--- begin Dataset extract ---

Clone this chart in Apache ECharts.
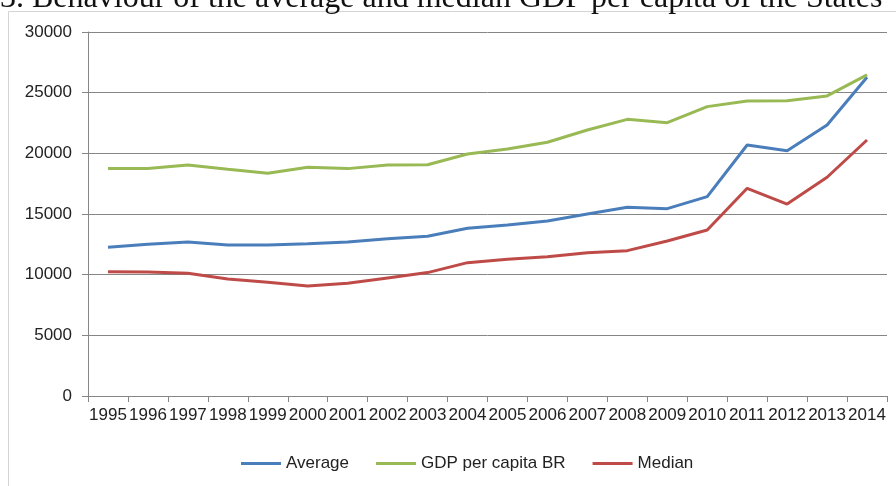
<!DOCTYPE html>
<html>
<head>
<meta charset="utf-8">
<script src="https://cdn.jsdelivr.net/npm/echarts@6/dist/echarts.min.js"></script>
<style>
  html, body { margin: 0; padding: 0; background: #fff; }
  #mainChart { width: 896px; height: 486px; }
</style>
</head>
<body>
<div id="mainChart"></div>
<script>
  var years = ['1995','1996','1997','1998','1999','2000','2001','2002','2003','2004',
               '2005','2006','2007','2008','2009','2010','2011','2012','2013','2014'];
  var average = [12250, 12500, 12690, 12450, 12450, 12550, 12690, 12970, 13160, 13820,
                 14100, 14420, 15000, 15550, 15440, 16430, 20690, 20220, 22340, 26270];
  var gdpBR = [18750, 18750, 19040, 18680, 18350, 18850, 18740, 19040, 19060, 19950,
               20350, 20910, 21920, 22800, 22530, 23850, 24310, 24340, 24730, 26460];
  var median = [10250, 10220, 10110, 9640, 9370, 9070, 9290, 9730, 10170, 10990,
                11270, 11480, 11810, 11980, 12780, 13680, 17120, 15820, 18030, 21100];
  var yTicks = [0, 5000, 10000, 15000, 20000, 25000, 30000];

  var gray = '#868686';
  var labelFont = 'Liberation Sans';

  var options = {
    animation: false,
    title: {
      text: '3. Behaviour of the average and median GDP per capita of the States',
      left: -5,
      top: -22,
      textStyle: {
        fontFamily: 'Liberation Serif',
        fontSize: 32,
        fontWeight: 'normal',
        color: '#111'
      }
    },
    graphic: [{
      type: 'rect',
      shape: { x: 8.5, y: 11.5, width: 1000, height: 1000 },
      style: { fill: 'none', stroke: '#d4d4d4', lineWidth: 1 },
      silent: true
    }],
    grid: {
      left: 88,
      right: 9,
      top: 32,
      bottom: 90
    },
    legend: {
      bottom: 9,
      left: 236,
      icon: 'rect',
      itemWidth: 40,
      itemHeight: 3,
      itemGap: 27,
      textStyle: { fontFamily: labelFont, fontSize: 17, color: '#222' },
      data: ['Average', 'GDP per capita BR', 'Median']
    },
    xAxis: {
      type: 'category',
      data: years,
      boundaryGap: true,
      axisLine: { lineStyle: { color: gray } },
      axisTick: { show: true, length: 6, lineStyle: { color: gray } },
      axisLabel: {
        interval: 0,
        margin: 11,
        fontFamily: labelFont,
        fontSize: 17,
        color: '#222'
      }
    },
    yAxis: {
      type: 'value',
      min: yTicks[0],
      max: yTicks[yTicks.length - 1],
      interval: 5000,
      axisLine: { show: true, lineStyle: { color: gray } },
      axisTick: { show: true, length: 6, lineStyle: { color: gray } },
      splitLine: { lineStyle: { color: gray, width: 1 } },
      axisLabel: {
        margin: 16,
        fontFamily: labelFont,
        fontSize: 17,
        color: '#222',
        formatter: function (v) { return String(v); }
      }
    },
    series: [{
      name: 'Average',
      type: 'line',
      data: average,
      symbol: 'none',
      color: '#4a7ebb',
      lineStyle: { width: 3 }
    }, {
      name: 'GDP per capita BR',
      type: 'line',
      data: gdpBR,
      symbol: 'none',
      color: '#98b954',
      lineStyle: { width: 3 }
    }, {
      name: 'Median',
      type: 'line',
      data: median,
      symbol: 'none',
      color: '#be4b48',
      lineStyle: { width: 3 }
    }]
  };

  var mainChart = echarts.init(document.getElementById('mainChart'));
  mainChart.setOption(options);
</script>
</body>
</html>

--- end Dataset extract ---

Directions -> Repeat, exactly and in full, each line from the start of the data to the line that contains "var labelFont = 'Liberation Sans';". Pictures do not go in.

The result ->
Clone this chart in Apache ECharts.
<!DOCTYPE html>
<html>
<head>
<meta charset="utf-8">
<script src="https://cdn.jsdelivr.net/npm/echarts@6/dist/echarts.min.js"></script>
<style>
  html, body { margin: 0; padding: 0; background: #fff; }
  #mainChart { width: 896px; height: 486px; }
</style>
</head>
<body>
<div id="mainChart"></div>
<script>
  var years = ['1995','1996','1997','1998','1999','2000','2001','2002','2003','2004',
               '2005','2006','2007','2008','2009','2010','2011','2012','2013','2014'];
  var average = [12250, 12500, 12690, 12450, 12450, 12550, 12690, 12970, 13160, 13820,
                 14100, 14420, 15000, 15550, 15440, 16430, 20690, 20220, 22340, 26270];
  var gdpBR = [18750, 18750, 19040, 18680, 18350, 18850, 18740, 19040, 19060, 19950,
               20350, 20910, 21920, 22800, 22530, 23850, 24310, 24340, 24730, 26460];
  var median = [10250, 10220, 10110, 9640, 9370, 9070, 9290, 9730, 10170, 10990,
                11270, 11480, 11810, 11980, 12780, 13680, 17120, 15820, 18030, 21100];
  var yTicks = [0, 5000, 10000, 15000, 20000, 25000, 30000];

  var gray = '#868686';
  var labelFont = 'Liberation Sans';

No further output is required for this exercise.